§ Material provided
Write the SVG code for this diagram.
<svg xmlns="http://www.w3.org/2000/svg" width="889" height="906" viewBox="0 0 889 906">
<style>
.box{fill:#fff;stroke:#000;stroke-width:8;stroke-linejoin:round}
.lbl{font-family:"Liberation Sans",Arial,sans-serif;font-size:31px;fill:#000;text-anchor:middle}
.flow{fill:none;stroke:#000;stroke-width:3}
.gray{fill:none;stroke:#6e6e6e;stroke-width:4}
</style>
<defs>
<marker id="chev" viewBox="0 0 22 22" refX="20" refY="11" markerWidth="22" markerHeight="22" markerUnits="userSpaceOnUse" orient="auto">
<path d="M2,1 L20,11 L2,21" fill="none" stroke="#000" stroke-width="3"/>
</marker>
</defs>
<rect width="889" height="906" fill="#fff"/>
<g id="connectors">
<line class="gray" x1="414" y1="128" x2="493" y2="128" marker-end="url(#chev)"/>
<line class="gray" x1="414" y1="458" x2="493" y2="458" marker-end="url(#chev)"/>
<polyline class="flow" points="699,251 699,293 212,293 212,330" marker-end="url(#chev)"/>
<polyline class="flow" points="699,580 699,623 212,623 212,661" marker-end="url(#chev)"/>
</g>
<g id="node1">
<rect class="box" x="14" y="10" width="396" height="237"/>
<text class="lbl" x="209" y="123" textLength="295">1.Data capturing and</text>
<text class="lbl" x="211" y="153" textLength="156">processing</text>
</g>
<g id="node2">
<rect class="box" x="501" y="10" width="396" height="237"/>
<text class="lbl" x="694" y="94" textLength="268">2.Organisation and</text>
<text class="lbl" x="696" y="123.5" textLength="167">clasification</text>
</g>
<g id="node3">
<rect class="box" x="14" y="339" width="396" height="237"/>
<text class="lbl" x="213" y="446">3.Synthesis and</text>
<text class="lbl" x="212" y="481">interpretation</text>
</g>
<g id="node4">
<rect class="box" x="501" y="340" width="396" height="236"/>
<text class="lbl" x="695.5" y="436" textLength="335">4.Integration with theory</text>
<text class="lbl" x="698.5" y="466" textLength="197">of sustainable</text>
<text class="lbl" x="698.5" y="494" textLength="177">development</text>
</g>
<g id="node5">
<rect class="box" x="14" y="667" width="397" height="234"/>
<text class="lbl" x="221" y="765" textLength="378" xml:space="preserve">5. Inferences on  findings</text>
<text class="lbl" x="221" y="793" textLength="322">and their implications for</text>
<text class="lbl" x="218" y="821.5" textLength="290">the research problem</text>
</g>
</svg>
--
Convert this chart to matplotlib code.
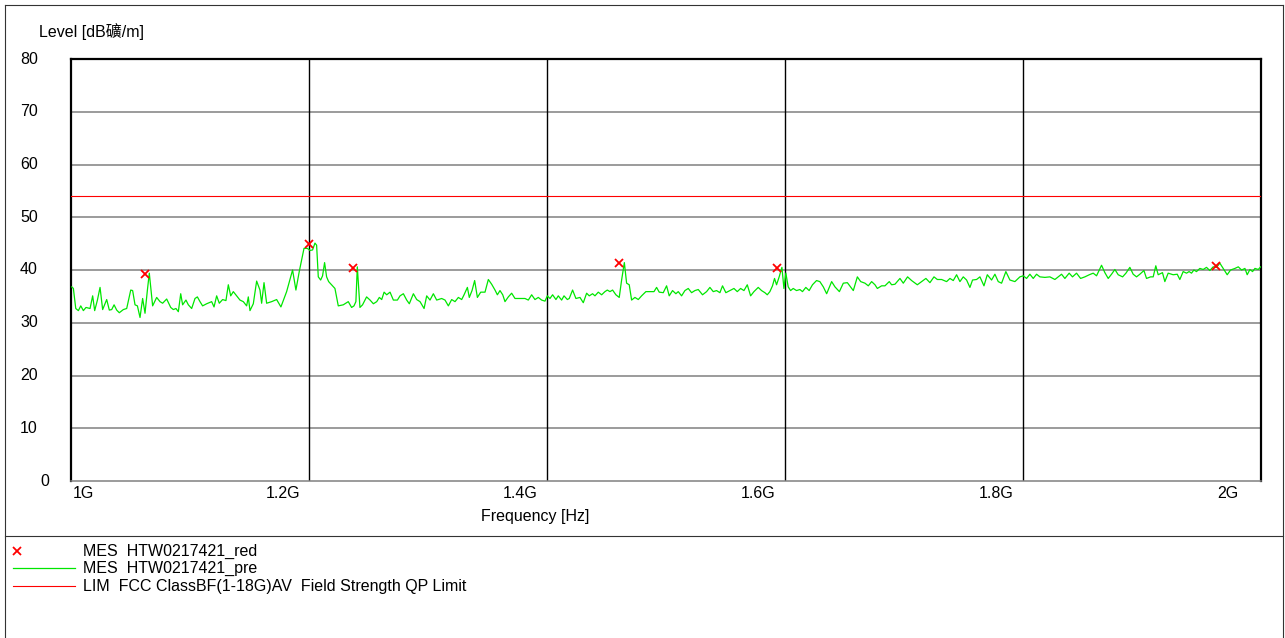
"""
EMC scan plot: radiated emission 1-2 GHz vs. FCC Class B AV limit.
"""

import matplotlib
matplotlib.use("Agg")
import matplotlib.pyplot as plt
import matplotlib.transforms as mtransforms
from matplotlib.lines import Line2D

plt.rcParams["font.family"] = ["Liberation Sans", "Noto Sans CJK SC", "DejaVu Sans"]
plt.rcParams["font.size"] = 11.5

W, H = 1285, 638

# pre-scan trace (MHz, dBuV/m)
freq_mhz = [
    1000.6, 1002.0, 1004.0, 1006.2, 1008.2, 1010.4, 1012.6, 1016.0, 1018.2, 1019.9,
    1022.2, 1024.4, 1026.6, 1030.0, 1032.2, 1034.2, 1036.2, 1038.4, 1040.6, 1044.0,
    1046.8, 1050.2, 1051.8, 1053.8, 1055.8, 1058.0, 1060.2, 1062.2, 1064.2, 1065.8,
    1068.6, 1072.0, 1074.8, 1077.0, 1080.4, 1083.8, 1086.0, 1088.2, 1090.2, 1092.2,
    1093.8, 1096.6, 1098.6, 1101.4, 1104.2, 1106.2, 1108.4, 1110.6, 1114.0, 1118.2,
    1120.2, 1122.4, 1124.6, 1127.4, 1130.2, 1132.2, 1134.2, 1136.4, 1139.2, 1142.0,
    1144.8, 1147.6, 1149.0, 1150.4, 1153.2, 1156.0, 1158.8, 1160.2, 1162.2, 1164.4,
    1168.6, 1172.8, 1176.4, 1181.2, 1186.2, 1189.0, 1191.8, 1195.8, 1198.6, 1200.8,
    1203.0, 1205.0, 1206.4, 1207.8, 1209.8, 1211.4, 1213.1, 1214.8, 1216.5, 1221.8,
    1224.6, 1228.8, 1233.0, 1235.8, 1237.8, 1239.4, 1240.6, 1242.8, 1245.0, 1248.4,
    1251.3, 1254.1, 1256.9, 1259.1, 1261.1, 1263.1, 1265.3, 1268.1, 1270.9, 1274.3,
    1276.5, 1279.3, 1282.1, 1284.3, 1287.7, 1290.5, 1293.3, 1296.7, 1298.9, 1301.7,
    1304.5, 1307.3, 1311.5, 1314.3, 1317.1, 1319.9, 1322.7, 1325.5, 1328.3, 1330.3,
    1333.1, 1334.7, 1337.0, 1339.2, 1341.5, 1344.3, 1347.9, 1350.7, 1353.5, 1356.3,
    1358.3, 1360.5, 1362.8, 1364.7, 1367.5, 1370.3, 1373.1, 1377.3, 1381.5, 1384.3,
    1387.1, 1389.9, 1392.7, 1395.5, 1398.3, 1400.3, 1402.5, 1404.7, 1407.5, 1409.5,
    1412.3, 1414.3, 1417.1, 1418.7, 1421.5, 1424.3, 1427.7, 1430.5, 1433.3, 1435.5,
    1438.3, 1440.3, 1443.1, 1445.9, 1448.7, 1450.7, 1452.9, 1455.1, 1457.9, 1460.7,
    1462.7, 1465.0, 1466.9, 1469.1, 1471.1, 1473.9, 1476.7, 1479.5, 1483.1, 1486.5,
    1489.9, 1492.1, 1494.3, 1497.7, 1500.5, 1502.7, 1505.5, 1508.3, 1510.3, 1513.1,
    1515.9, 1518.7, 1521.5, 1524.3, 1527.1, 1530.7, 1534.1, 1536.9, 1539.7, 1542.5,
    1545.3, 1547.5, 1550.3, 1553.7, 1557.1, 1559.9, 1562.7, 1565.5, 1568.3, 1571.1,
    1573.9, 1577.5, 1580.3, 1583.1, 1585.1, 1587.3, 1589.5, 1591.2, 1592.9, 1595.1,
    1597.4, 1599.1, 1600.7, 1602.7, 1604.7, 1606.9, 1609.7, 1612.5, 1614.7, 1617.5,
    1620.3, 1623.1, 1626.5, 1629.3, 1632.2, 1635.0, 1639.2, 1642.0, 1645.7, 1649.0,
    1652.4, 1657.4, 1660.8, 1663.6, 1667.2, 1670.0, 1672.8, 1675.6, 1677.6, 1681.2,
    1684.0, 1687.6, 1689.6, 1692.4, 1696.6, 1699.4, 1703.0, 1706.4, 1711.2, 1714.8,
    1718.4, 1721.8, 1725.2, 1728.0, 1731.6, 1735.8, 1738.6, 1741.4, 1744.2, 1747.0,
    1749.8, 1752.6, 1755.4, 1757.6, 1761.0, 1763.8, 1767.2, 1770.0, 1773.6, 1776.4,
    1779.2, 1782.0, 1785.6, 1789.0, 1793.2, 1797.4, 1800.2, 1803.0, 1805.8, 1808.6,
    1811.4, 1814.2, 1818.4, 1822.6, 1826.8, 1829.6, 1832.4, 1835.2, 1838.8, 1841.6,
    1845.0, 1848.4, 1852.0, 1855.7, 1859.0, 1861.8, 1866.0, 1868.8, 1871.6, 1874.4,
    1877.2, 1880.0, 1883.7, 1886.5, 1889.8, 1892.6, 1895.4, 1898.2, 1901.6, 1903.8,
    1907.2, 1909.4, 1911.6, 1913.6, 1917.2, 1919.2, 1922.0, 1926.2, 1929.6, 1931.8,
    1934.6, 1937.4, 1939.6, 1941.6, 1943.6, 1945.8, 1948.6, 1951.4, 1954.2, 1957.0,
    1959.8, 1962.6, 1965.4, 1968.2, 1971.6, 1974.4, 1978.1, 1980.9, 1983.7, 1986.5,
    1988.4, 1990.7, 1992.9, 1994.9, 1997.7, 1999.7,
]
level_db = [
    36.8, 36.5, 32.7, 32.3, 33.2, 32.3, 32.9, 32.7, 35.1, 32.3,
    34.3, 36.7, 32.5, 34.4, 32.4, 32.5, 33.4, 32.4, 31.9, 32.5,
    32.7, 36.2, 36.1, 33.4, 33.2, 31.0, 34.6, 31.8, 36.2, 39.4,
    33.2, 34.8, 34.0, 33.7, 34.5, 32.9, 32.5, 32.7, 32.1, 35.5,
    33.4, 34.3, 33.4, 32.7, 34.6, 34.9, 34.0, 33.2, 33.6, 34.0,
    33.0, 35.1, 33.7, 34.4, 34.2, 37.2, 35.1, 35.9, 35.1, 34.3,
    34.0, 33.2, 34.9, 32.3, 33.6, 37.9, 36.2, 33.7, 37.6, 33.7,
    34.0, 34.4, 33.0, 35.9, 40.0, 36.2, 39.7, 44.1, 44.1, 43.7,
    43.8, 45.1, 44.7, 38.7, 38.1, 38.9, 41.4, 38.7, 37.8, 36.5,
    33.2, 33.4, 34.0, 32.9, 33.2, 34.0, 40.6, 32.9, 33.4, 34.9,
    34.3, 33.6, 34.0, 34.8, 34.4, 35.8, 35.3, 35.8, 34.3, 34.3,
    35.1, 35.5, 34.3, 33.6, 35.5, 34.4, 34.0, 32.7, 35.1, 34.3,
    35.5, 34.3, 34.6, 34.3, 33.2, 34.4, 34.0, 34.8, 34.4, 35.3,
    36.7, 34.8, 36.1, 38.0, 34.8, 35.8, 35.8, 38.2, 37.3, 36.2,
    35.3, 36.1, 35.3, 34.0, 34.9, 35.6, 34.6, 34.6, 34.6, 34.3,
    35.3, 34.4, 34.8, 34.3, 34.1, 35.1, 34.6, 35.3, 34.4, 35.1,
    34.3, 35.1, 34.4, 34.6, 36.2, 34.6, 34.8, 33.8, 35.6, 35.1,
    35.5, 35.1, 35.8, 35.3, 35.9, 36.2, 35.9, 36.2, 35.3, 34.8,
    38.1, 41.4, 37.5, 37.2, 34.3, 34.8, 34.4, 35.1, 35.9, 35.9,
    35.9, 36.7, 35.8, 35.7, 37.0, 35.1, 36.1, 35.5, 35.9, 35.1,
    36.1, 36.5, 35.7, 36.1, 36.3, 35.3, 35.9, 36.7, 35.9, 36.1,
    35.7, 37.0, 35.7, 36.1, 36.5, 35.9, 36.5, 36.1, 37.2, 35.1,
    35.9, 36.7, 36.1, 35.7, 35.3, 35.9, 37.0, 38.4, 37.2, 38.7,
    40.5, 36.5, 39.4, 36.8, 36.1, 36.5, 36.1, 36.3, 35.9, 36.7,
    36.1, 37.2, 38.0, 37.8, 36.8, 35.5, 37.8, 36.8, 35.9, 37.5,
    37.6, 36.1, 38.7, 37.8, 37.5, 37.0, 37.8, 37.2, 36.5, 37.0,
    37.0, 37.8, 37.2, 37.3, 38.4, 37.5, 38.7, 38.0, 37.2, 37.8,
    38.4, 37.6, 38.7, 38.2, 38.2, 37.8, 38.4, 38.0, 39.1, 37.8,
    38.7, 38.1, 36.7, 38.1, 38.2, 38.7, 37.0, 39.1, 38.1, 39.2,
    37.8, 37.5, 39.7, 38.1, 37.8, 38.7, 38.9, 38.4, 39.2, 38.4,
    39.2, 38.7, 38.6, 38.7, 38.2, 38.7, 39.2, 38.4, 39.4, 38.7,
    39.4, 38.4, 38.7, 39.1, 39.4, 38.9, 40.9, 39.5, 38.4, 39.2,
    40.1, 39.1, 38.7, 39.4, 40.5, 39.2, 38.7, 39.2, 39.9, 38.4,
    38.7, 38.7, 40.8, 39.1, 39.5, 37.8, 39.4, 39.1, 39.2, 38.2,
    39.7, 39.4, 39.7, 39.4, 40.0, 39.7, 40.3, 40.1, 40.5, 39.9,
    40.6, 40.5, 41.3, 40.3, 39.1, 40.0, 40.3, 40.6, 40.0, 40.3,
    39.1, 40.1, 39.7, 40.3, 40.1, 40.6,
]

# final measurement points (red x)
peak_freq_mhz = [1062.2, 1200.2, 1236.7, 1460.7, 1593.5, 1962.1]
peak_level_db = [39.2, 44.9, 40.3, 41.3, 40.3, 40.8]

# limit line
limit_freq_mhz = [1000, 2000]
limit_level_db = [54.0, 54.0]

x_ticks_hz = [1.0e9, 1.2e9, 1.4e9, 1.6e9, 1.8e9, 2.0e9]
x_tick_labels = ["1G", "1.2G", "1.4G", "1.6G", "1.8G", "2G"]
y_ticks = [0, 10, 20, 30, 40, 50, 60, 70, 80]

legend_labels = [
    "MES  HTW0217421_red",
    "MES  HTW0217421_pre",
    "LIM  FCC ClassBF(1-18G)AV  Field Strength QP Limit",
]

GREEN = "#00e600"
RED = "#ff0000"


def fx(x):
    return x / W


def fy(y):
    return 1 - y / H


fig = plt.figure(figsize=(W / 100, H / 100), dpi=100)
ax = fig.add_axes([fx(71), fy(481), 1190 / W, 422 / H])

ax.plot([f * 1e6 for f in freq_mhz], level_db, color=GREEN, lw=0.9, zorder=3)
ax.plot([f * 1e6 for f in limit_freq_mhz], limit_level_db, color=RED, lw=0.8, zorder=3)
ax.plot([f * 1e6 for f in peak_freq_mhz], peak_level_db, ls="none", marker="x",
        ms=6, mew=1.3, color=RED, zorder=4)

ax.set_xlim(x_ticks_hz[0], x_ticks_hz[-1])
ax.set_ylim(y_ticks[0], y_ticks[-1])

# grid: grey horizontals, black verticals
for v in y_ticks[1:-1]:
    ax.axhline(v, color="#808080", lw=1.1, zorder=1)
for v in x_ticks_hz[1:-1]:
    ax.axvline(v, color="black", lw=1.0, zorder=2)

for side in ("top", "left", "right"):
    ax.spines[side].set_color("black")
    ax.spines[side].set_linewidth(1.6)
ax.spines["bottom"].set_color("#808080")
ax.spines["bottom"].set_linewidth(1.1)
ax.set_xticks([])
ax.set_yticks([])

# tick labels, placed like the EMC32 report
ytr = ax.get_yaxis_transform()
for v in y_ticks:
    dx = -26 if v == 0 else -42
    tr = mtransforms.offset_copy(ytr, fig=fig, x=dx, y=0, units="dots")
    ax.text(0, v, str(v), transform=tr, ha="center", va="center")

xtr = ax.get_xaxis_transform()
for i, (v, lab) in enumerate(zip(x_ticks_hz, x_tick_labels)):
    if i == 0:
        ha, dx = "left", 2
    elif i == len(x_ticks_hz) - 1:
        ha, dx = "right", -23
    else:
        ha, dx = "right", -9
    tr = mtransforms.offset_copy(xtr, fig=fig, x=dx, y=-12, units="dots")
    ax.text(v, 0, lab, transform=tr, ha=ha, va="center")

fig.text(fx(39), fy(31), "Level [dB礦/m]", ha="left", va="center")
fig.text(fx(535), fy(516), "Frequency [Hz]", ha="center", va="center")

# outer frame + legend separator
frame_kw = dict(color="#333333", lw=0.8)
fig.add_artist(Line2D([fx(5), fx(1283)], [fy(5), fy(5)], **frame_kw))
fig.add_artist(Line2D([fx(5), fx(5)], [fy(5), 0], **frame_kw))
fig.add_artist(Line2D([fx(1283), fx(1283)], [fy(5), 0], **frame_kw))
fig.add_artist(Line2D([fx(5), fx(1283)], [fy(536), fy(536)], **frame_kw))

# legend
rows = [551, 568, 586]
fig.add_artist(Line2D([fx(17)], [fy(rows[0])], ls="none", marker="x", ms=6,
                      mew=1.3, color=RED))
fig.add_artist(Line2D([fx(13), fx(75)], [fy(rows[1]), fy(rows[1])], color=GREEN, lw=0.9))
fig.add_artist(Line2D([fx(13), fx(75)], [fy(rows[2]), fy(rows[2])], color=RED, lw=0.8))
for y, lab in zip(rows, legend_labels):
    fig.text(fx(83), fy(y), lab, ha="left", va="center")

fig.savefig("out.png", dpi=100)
--
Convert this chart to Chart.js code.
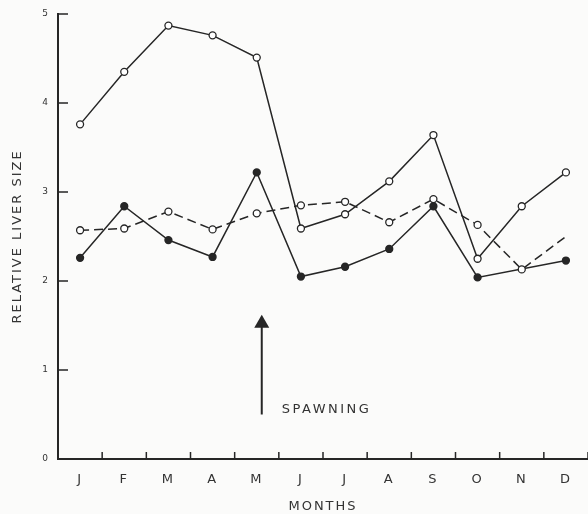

§ Request
Keep to the lines between the line with "Convert this chart to matplotlib code." and the line with "W, H = 1285, 638", inclusive, and transcribe them without pictures.

§ Answer to the exercise
Convert this chart to matplotlib code.
"""
EMC scan plot: radiated emission 1-2 GHz vs. FCC Class B AV limit.
"""

import matplotlib
matplotlib.use("Agg")
import matplotlib.pyplot as plt
import matplotlib.transforms as mtransforms
from matplotlib.lines import Line2D

plt.rcParams["font.family"] = ["Liberation Sans", "Noto Sans CJK SC", "DejaVu Sans"]
plt.rcParams["font.size"] = 11.5

W, H = 1285, 638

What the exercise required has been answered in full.